Students, an early warning: if you plan on walking through Saybrook College on the evenings of Oct. 26 or 27, you may inadvertently find yourself in the middle of a Shakespearean tragedy.
This fall, Sarah Weiss ’05 and Nathan Kitada ’05 have taken it upon themselves to stage a 60-minute version of “Romeo and Juliet.” Sounds trite? Think again. The Branford sophomores have transformed the famous play into a showdown between the dueling Branford and Saybrook colleges, cast as the houses of Montague and Capulet, respectively. And if that’s not enough innovation, Kitada and Weiss have staged the play as a roving outdoor production, using the Branford and Saybrook courtyards as their stage.
Weiss and Kitada are a well-established producing/directing duo, having already turned out the short film “Unorthodox” with a sold-out debut in Dwight Hall last spring. Their move to theater this fall was largely a result of Weiss’ enthusiasm for the topic.
“Nathan had a million ideas for projects this fall, and ‘Romeo and Juliet’ was just something he had considered doing in the Vanderbilt courtyard last year,” Weiss said. “When the idea came up at the beginning of the semester, I jumped on it. I was really enthusiastic about it from the outset. Nate loved the challenge of trying to use the colleges’ outdoor space in inventive ways.”
The project has since gained Sudler funding, completed the audition process and is currently in rehearsal.
“All the Montagues are played by Branford students and all the Capulets by Saybrook kids,” Kitada explained. “We even have [Saybrook Master Mary] Miller playing Lady Capulet. We cast the neutral roles with students outside the two colleges.”
Though Kitada is a seasoned director, he stressed that, for him, the play is less about fulfilling an artistic vision and more about encouraging a healthy rivalry between the colleges.
“This play isn’t intended as high art; it’s more an attempt to reawaken some healthy competition between Saybrook and Branford,” Kitada said. “I see it as a way for kids who have in the past been intimidated by Yale theater to get involved and try new things. I leave the actors to make their own interpretations of the play and just have fun with it.”

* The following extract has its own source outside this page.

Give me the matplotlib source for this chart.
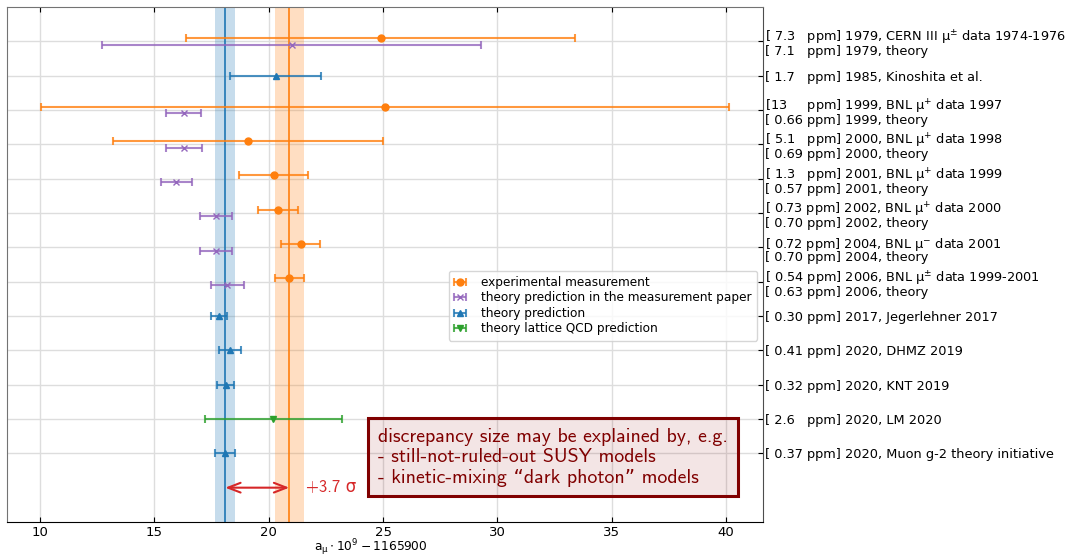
import matplotlib.pyplot as plt
import numpy as np

# row labels, top to bottom (right hand side); second line is the paper's theory value
row_line1 = [
    "[ 7.3   ppm] 1979, CERN III μ$^{\\pm}$ data 1974-1976",
    "[ 1.7   ppm] 1985, Kinoshita et al.",
    "[13     ppm] 1999, BNL μ$^{+}$ data 1997",
    "[ 5.1   ppm] 2000, BNL μ$^{+}$ data 1998",
    "[ 1.3   ppm] 2001, BNL μ$^{+}$ data 1999",
    "[ 0.73 ppm] 2002, BNL μ$^{+}$ data 2000",
    "[ 0.72 ppm] 2004, BNL μ$^{-}$ data 2001",
    "[ 0.54 ppm] 2006, BNL μ$^{\\pm}$ data 1999-2001",
    "[ 0.30 ppm] 2017, Jegerlehner 2017",
    "[ 0.41 ppm] 2020, DHMZ 2019",
    "[ 0.32 ppm] 2020, KNT 2019",
    "[ 2.6   ppm] 2020, LM 2020",
    "[ 0.37 ppm] 2020, Muon g-2 theory initiative",
]
row_line2 = [
    "[ 7.1   ppm] 1979, theory",
    None,
    "[ 0.66 ppm] 1999, theory",
    "[ 0.69 ppm] 2000, theory",
    "[ 0.57 ppm] 2001, theory",
    "[ 0.70 ppm] 2002, theory",
    "[ 0.70 ppm] 2004, theory",
    "[ 0.63 ppm] 2006, theory",
    None, None, None, None, None,
]

# experimental measurements (a_mu * 1e9 - 1165900)
exp_rows = [0, 2, 3, 4, 5, 6, 7]
exp_val = [24.9, 25.08, 19.1, 20.22, 20.41, 21.4, 20.9]
exp_err = [8.5, 15.03, 5.9, 1.5, 0.88, 0.84, 0.63]

# theory values quoted in the measurement papers
paper_val = [21.0, 16.28, 16.3, 15.96, 17.7, 17.7, 18.2]
paper_err = [8.3, 0.77, 0.78, 0.67, 0.70, 0.70, 0.73]

# standalone theory predictions
pred_rows = [1, 8, 9, 10, 12]
pred_val = [20.3, 17.84, 18.31, 18.12, 18.10]
pred_err = [2.0, 0.36, 0.48, 0.38, 0.43]

# lattice QCD
lat_rows = [11]
lat_val = [20.2]
lat_err = [3.0]

# reference bands
ref_theory, ref_theory_err = 18.10, 0.43
ref_exp, ref_exp_err = 20.9, 0.63
discrepancy = "+3.7 σ"

fig = plt.figure(figsize=(10.69, 5.58), dpi=100)
ax = fig.add_axes([0.0065, 0.0645, 0.7073, 0.923])

ax.axvspan(ref_theory - ref_theory_err, ref_theory + ref_theory_err,
           color='tab:blue', alpha=0.25, lw=0, zorder=1)
ax.axvline(ref_theory, color='tab:blue', lw=1.2, zorder=1.5)
ax.axvspan(ref_exp - ref_exp_err, ref_exp + ref_exp_err,
           color='tab:orange', alpha=0.25, lw=0, zorder=1)
ax.axvline(ref_exp, color='tab:orange', lw=1.2, zorder=1.5)


def draw(rows, val, err, fmt, color, label, offset=0.0, ms=5):
    y = np.array(rows) + offset
    c = ax.errorbar(val, y, xerr=err, fmt=fmt, color=color, ms=ms,
                    capsize=3, elinewidth=1.5, capthick=1.5, label=label, zorder=3)
    for a in c[1]:
        a.set_alpha(0.8)
    for a in c[2]:
        a.set_alpha(0.8)
    return c


draw(exp_rows, exp_val, exp_err, 'o', 'tab:orange', 'experimental measurement', -0.1)
draw(exp_rows, paper_val, paper_err, 'x', 'tab:purple',
     'theory prediction in the measurement paper', 0.1, ms=4)
draw(pred_rows, pred_val, pred_err, '^', 'tab:blue', 'theory prediction')
draw(lat_rows, lat_val, lat_err, 'v', 'tab:green', 'theory lattice QCD prediction')

ax.set_yticks(range(len(row_line1)))
ax.set_ylim(14, -1)
ax.set_xlim(8.56, 41.61)
ax.set_xticks([10, 15, 20, 25, 30, 35, 40])

ax.tick_params(axis='x', direction='in', top=True, bottom=True, labelsize=9.5, pad=3)
ax.tick_params(axis='y', direction='in', left=False, right=True,
               labelleft=False, labelright=False)
ax.grid(True, color='#dddddd', lw=1, zorder=0)
ax.set_axisbelow(True)
for s in ['left', 'top']:
    ax.spines[s].set_color('0.45')
ax.spines['right'].set_color('0.3')

# right hand labels: one or two lines per row
ytr = ax.get_yaxis_transform()
for i, (l1, l2) in enumerate(zip(row_line1, row_line2)):
    if l2 is None:
        ax.text(1.003, i, l1, transform=ytr, fontsize=9.3, va='center_baseline',
                ha='left', clip_on=False)
    else:
        ax.text(1.003, i + 0.02, l1, transform=ytr, fontsize=9.3, va='baseline',
                ha='left', clip_on=False)
        ax.text(1.003, i + 0.41, l2, transform=ytr, fontsize=9.3, va='baseline',
                ha='left', clip_on=False)

ax.set_xlabel(r"$\mathregular{a_\mu \cdot 10^9 - 1165900}$", fontsize=8.8,
              labelpad=-1.5, x=0.481)

ax.legend(loc='upper right', bbox_to_anchor=(1, 0.5), fontsize=8.7,
          handlelength=0.9, handletextpad=1.3, labelspacing=0.2, borderpad=0.45)

# discrepancy arrow
ax.annotate('', xy=(ref_exp, 13), xytext=(ref_theory, 13),
            arrowprops=dict(arrowstyle='<->,head_length=0.9,head_width=0.35',
                            color='tab:red', lw=1.5, shrinkA=0, shrinkB=0))
ax.text(ref_exp + 0.75, 13, discrepancy, color='tab:red', fontsize=12,
        va='center', family=['cmss10', 'DejaVu Sans'])

ax.text(24.78, 12.12,
        "discrepancy size may be explained by, e.g.\n"
        "- still-not-ruled-out SUSY models\n"
        "- kinetic-mixing “dark photon” models",
        color='#800000', fontsize=14.3, va='center', ha='left',
        family=['cmss10', 'DejaVu Sans'], linespacing=1.15,
        bbox=dict(boxstyle='square,pad=0.5', fc=(0.55, 0, 0, 0.1),
                  ec='#800000', lw=2.2))

plt.savefig('out.png')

Claire Kenny ’05 is one such actor.
“I hadn’t been in a play since fifth grade and I thought, ‘I should not graduate from Yale without doing theater,'” Kenny said. “This was the perfect place for me to get the experience without stressing myself out too much.”
Weiss echoes the sentiments of both Kitada and Kenny regarding the atmosphere surrounding their production.
“As a producer, I want to make this an experience that everyone enjoys,” Weiss said. “The way I see it, people hang out, have fun together, and at the end of it all, get to put on a play.”